What are the indicators of good soil management?

The most important indicators are the amount of organic matter, the amount of nutrients and the pH level of the soil.

soil managment

Amount of organic matter: Soil organic matter is composed mainly of decomposed or partially decomposed remains of living matter. The end result is what is known as humus, a compound that provides the carbon necessary for microorganisms to survive in the soil as well as improving permeability, water retention and increasing the amount of nutrients. The ideal percentage of organic matter for a healthy soil is between 2% and 4%.

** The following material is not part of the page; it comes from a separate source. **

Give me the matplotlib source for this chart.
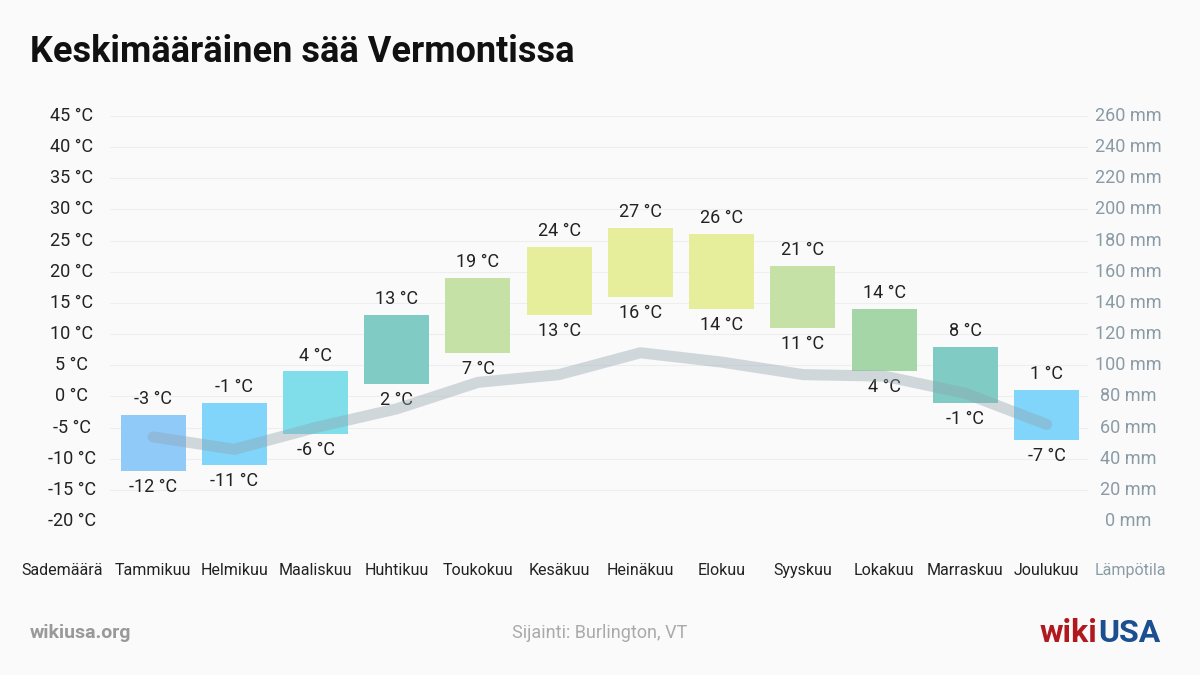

amount of organic matter in soil

Amount of nutrients: While nutrients are necessary for proper vine development, an excess of nutrients can cause overly vigorous growth. This will result in a decline in grape quality. For that reason, it is necessary to keep essential soil nutrients within these levels:

  • Nitrogen: 0.8-1.1%.
  • Phosphorus: 0.25-0.50
  • Potassium: 1.3-3.0%.
  • Calcium: 1.2-2.5%.
  • Zinc: less than 26 mfg
  • Iron: 70 mg
  • Manganese: 25-30 mg
amount of nutrients for soil

pH level: Ideally, a soil intended for viticulture should have a pH value between 5.5 and 6.5. Although vineyards can grow in soils with a pH between 4 and 8.5, if the pH is below 5.5 or above 8, then crop yields will be reduced. To increase soil pH, a good alternative is to reduce the amount of nutrients in the soil, while urea can be used to reduce pH.